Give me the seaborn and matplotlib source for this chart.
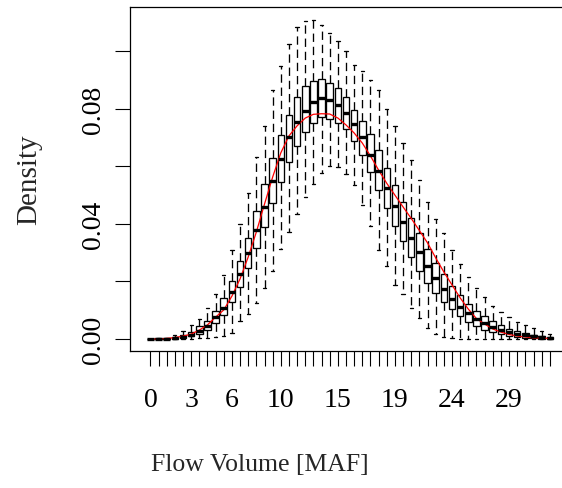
import numpy as np
import pandas as pd
import matplotlib
matplotlib.use("Agg")
import matplotlib.pyplot as plt
import seaborn as sns

# ---------------- data ----------------
positions = list(range(50))

whisker_low = [0.0000, 0.0000, 0.0000, 0.0000, 0.0000, 0.0000, 0.0002, 0.0002, 0.0006, 0.0011,
               0.0020, 0.0062, 0.0087, 0.0124, 0.0176, 0.0237, 0.0313, 0.0371, 0.0434, 0.0493,
               0.0539, 0.0577, 0.0600, 0.0597, 0.0574, 0.0536, 0.0467, 0.0394, 0.0309, 0.0255,
               0.0188, 0.0156, 0.0107, 0.0072, 0.0037, 0.0017, 0.0006, 0.0003, 0.0001, 0.0001,
               0.0000, 0.0000, 0.0000, 0.0000, 0.0000, 0.0000, 0.0000, 0.0000, 0.0000, 0.0000]

box_q1 = [0.0000, 0.0000, 0.0000, 0.0001, 0.0003, 0.0009, 0.0017, 0.0032, 0.0056, 0.0084,
          0.0128, 0.0180, 0.0246, 0.0315, 0.0388, 0.0472, 0.0545, 0.0614, 0.0672, 0.0718,
          0.0751, 0.0771, 0.0765, 0.0751, 0.0730, 0.0687, 0.0640, 0.0579, 0.0518, 0.0454,
          0.0394, 0.0340, 0.0286, 0.0236, 0.0195, 0.0159, 0.0128, 0.0104, 0.0080, 0.0058,
          0.0045, 0.0031, 0.0023, 0.0017, 0.0011, 0.0008, 0.0005, 0.0002, 0.0001, 0.0000]

box_median = [0.0000, 0.0000, 0.0001, 0.0003, 0.0008, 0.0014, 0.0027, 0.0046, 0.0075, 0.0107,
              0.0162, 0.0226, 0.0299, 0.0379, 0.0460, 0.0548, 0.0626, 0.0701, 0.0753, 0.0794,
              0.0823, 0.0837, 0.0831, 0.0812, 0.0786, 0.0746, 0.0701, 0.0641, 0.0585, 0.0524,
              0.0461, 0.0406, 0.0351, 0.0301, 0.0254, 0.0212, 0.0174, 0.0139, 0.0112, 0.0090,
              0.0071, 0.0056, 0.0043, 0.0031, 0.0023, 0.0017, 0.0013, 0.0009, 0.0006, 0.0003]

box_q3 = [0.0001, 0.0002, 0.0003, 0.0007, 0.0013, 0.0023, 0.0046, 0.0064, 0.0096, 0.0141,
          0.0201, 0.0270, 0.0352, 0.0444, 0.0539, 0.0628, 0.0709, 0.0780, 0.0840, 0.0878,
          0.0896, 0.0903, 0.0891, 0.0871, 0.0840, 0.0797, 0.0757, 0.0713, 0.0658, 0.0594,
          0.0535, 0.0475, 0.0421, 0.0367, 0.0312, 0.0265, 0.0225, 0.0185, 0.0152, 0.0123,
          0.0097, 0.0079, 0.0063, 0.0048, 0.0036, 0.0027, 0.0020, 0.0015, 0.0011, 0.0008]

whisker_high = [0.0001, 0.0002, 0.0005, 0.0014, 0.0028, 0.0049, 0.0070, 0.0107, 0.0156, 0.0222,
                0.0309, 0.0400, 0.0506, 0.0632, 0.0741, 0.0867, 0.0950, 0.1025, 0.1086, 0.1106,
                0.1109, 0.1090, 0.1063, 0.1035, 0.1000, 0.0953, 0.0933, 0.0901, 0.0867, 0.0800,
                0.0741, 0.0680, 0.0622, 0.0553, 0.0477, 0.0417, 0.0368, 0.0310, 0.0261, 0.0217,
                0.0178, 0.0145, 0.0116, 0.0095, 0.0078, 0.0059, 0.0049, 0.0037, 0.0029, 0.0018]

density_curve = [0.0000, 0.0000, 0.0002, 0.0005, 0.0010, 0.0017, 0.0031, 0.0049, 0.0076, 0.0101,
                 0.0149, 0.0209, 0.0285, 0.0372, 0.0469, 0.0563, 0.0647, 0.0706, 0.0741, 0.0768,
                 0.0781, 0.0783, 0.0782, 0.0768, 0.0744, 0.0716, 0.0681, 0.0636, 0.0587, 0.0541,
                 0.0500, 0.0459, 0.0419, 0.0377, 0.0334, 0.0282, 0.0233, 0.0188, 0.0143, 0.0104,
                 0.0071, 0.0052, 0.0035, 0.0024, 0.0016, 0.0010, 0.0007, 0.0004, 0.0003, 0.0002]

xtick_label_pos = [0, 5, 10, 16, 23, 30, 37, 44]
xtick_label_txt = ["0", "3", "6", "10", "15", "19", "24", "29"]
ytick_values = [0.00, 0.02, 0.04, 0.06, 0.08, 0.10]
ytick_txt = ["0.00", "", "0.04", "", "0.08", ""]
x_title = "Flow Volume [MAF]"
y_title = "Density"

# ---------------- style ----------------
sns.set_theme(style="white")
plt.rcParams["font.family"] = ["Liberation Serif", "DejaVu Serif"]
plt.rcParams["lines.scale_dashes"] = False
FS = 20

# five-number summaries -> long table (percentiles of 5 values reproduce them)
rows = []
for i in positions:
    for v in (whisker_low[i], box_q1[i], box_median[i], box_q3[i], whisker_high[i]):
        rows.append({"bin": i, "density": v})
df = pd.DataFrame(rows)

W, H = 562, 489
fig = plt.figure(figsize=(W / 100, H / 100), dpi=100)
left, right, top, bottom = 130, 570.2, 8, 352
ax = fig.add_axes([left / W, (H - bottom) / H, (right - left) / W, (bottom - top) / H])

sns.boxplot(data=df, x="bin", y="density", order=positions, whis=(0, 100),
            showfliers=False, width=0.8, color="white", linecolor="black",
            linewidth=0.95, ax=ax,
            whiskerprops=dict(linestyle=(0, (6, 3.5)), linewidth=0.95),
            capprops=dict(linewidth=0.95),
            medianprops=dict(linewidth=2.4, color="black", solid_capstyle="butt"))
sns.lineplot(x=positions, y=density_curve, color="red", linewidth=0.9, ax=ax)

ax.set_xlim(-2.5, 51.5)
ax.set_ylim(-0.00417, 0.1154)

for s in ax.spines.values():
    s.set_visible(True)
    s.set_color("black")
    s.set_linewidth(0.9)

ax.set_xticks(positions)
ax.set_xticklabels([xtick_label_txt[xtick_label_pos.index(i)] if i in xtick_label_pos else ""
                    for i in positions], fontsize=FS)
ax.set_yticks(ytick_values)
ax.set_yticklabels(ytick_txt, fontsize=FS, rotation=90, va="center")
ax.tick_params(axis="both", which="major", direction="out", length=11, width=0.8,
               color="black", labelcolor="black")
ax.tick_params(axis="x", pad=15, bottom=True)
ax.tick_params(axis="y", pad=6, left=True)

ax.set_xlabel(x_title, fontsize=18.5, va="center")
ax.xaxis.set_label_coords((260 - left) / (right - left), (bottom - 465) / (bottom - top))
ax.set_ylabel(y_title, fontsize=21, va="center")
ax.yaxis.set_label_coords((29 - left) / (right - left), 0.5)

fig.savefig("out.png", dpi=100, facecolor="white")
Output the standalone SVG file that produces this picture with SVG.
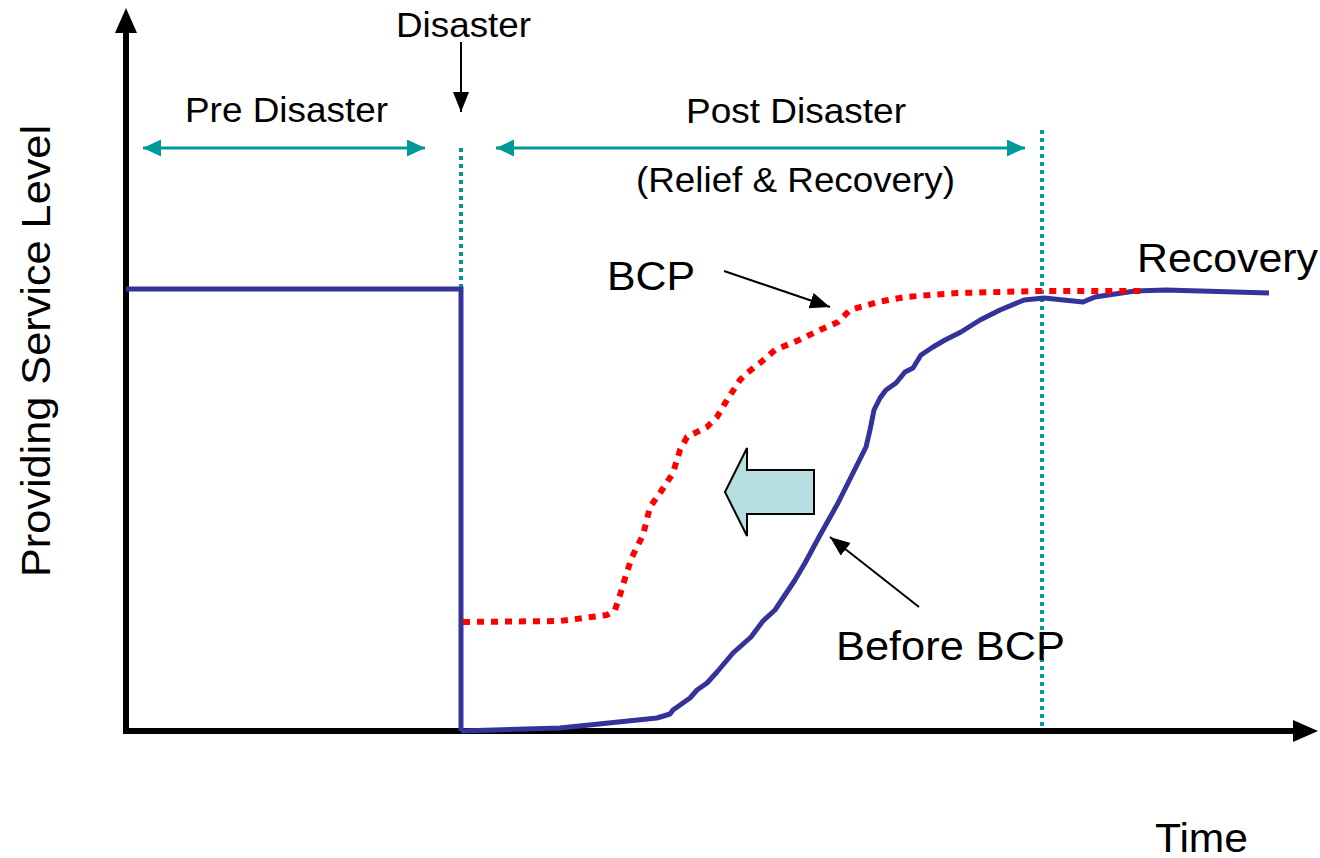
<svg xmlns="http://www.w3.org/2000/svg" width="1320" height="858" viewBox="0 0 1320 858">
<style>
text{font-family:"Liberation Sans",Arial,sans-serif;fill:#000}
.s{font-size:35px}
.b{font-size:40px}
.teal{stroke:#009999;stroke-width:3;fill:none}
.tdot{stroke:#009999;stroke-width:4;stroke-dasharray:4 4;fill:none}
.ptr{stroke:#000;stroke-width:2;fill:none}
</style>
<defs>
<marker id="tA" markerUnits="userSpaceOnUse" markerWidth="20" markerHeight="20" refX="18" refY="8.5" orient="auto-start-reverse" viewBox="0 0 20 20">
<path d="M0,0 L18,8.5 L0,17 z" fill="#009999"/>
</marker>
<marker id="bA" markerUnits="userSpaceOnUse" markerWidth="22" markerHeight="18" refX="20" refY="8" orient="auto" viewBox="0 0 22 18">
<path d="M0,0 L20,8 L0,16 z" fill="#000"/>
</marker>
</defs>
<rect width="1320" height="858" fill="#fff"/>
<g id="axes">
<line x1="126" y1="731" x2="126" y2="28" stroke="#000" stroke-width="6"/>
<path d="M126,8 L137,33 L115,33 z" fill="#000"/>
<line x1="123" y1="731" x2="1298" y2="731" stroke="#000" stroke-width="6"/>
<path d="M1318,731 L1293,720 L1293,742 z" fill="#000"/>
</g>
<g id="guides">
<line class="tdot" x1="461" y1="148" x2="461" y2="289"/>
<line class="tdot" x1="1042" y1="130" x2="1042" y2="730"/>
</g>
<g id="curves">
<path d="M126,289 H461 V731" fill="none" stroke="#333399" stroke-width="5"/>
<polyline fill="none" stroke="#333399" stroke-width="5" stroke-linejoin="round" points="461,731 560,728 657,718 670,714 673,710 690,698 697,690 707,683 717,672 733,653 751,637 763,621 775,610 785,595 795,580 805,563 819,537 838,503 852,475 866,447 870,430 874,410 880,398 886,390 896,383 905,372 913,368 921,355 933,347 945,340 961,332 980,320 1000,310 1024,300 1044,298 1083,302 1095,297 1135,291 1166,290 1269,293"/>
<polyline fill="none" stroke="#ff0000" stroke-width="6" stroke-dasharray="7 7" stroke-linejoin="round" points="463,622 560,621 607,615 615,610 620,595 626,575 632,557 643,535 650,507 660,493 673,473 680,450 687,437 707,427 717,417 727,400 740,380 747,373 760,363 775,350 799,340 820,330 838,322 850,310 878,302 905,297 957,293 1040,291 1143,291"/>
</g>
<g id="connectors">
<line class="teal" x1="143" y1="148" x2="425" y2="148" marker-start="url(#tA)" marker-end="url(#tA)"/>
<line class="teal" x1="496" y1="148" x2="1025" y2="148" marker-start="url(#tA)" marker-end="url(#tA)"/>
<line class="ptr" x1="461" y1="42" x2="461" y2="112" marker-end="url(#bA)"/>
<line class="ptr" x1="724" y1="271" x2="830" y2="307" marker-end="url(#bA)"/>
<line class="ptr" x1="919" y1="607" x2="830" y2="537" marker-end="url(#bA)"/>
</g>
<g id="shift-arrow">
<path d="M725,492 L747,448 L747,470 L814,470 L814,514 L747,514 L747,536 z" fill="#b7dfe2" stroke="#000" stroke-width="2" stroke-linejoin="miter"/>
</g>
<g id="labels">
<text class="s" x="396" y="37" textLength="135" lengthAdjust="spacingAndGlyphs">Disaster</text>
<text class="s" x="185" y="122" textLength="203" lengthAdjust="spacingAndGlyphs">Pre Disaster</text>
<text class="s" x="686" y="123" textLength="220" lengthAdjust="spacingAndGlyphs">Post Disaster</text>
<text class="s" x="636" y="192" textLength="319" lengthAdjust="spacingAndGlyphs">(Relief &amp; Recovery)</text>
<text class="b" x="607" y="290" textLength="88" lengthAdjust="spacingAndGlyphs">BCP</text>
<text class="b" x="1137" y="272" textLength="181" lengthAdjust="spacingAndGlyphs">Recovery</text>
<text class="b" x="836" y="660" textLength="229" lengthAdjust="spacingAndGlyphs">Before BCP</text>
<text class="b" x="1155" y="852" textLength="93" lengthAdjust="spacingAndGlyphs">Time</text>
<text class="b" transform="translate(50,351) rotate(-90)" text-anchor="middle" textLength="452" lengthAdjust="spacingAndGlyphs">Providing Service Level</text>
</g>
</svg>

--*--

TO BE DONE
Repeat the listing above from its first line through the line that contains "positions = list(range(50))", both included, and nothing more. Drop the pictures.

FULL ANSWER
Give me the seaborn and matplotlib source for this chart.
import numpy as np
import pandas as pd
import matplotlib
matplotlib.use("Agg")
import matplotlib.pyplot as plt
import seaborn as sns

# ---------------- data ----------------
positions = list(range(50))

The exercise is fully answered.